Now, I have to piss off some hardcore Jags fans and talk about a fan favorite being the single-most detrimental piece of the defense. Yes, I’m talking about LB Paul Posluszny. He has been awful this year. I’ve often criticized his pass coverage, but I thought the acquisition of Myles Jack would allow the team to use Poz properly. However, he’s been awful in every aspect of his game this year. He can’t tackle for some reason, misses gaps and just looks incredibly slow. He can’t cover TEs or RBs in the NFL anymore, which is vital for a modern NFL LB to do consistently. The coaches and his fans say that he’s the leader of the defense and helps set them into plays and such, both of which are ridiculous excuses. There is no situation where being the “leader” should make up for horrendous play and, as discussed previously, the defense isn’t set anyways, so he’s not doing a great job at that either.
Fixing the defense is very simple: get Poz off the field and play players who know what they’re executing. This staff has been loyal to bad players for too long and needs to learn to let go. If this were the Patriots or the Seahawks staffs, Poz probably wouldn’t even be on the roster anymore and players would understand what they’re executing, even if they can’t always perform at a high level.

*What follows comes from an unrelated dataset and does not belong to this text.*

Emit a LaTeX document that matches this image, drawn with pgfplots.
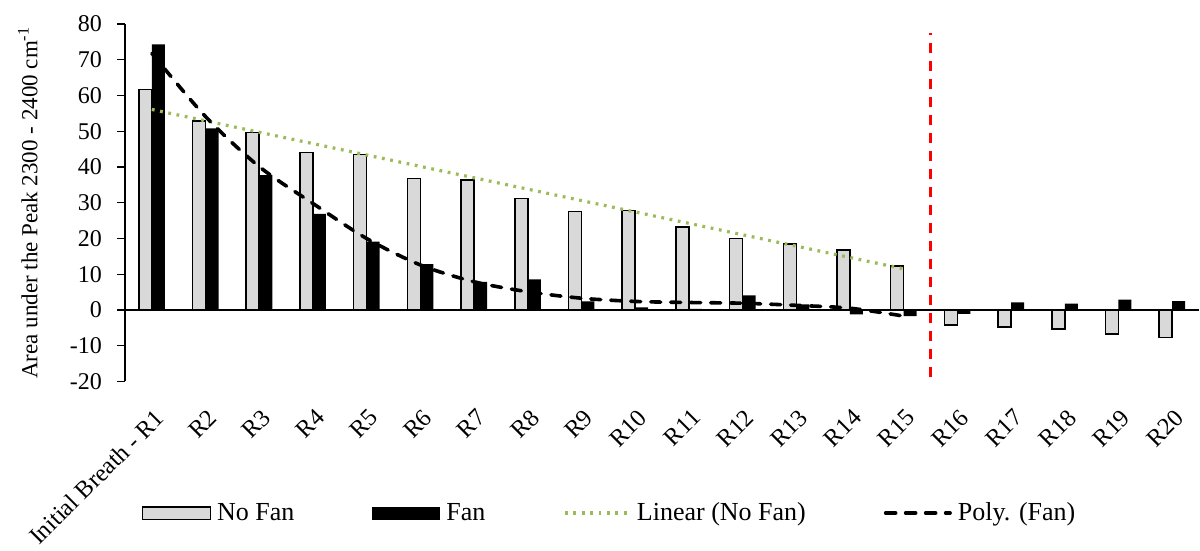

Gus Bradley has nearly blown his chance in Jacksonville. His leash cannot be any shorter than it already is and it shouldn’t be, as he’s shown nothing besides a positive attitude to show that he can be an NFL head coach. However, fixing this team isn’t that hard of a task. Gus just needs to take some simple steps to completely change the course of this season. Please do it, Gus, you owe us that much after all you’ve talked about the “process”.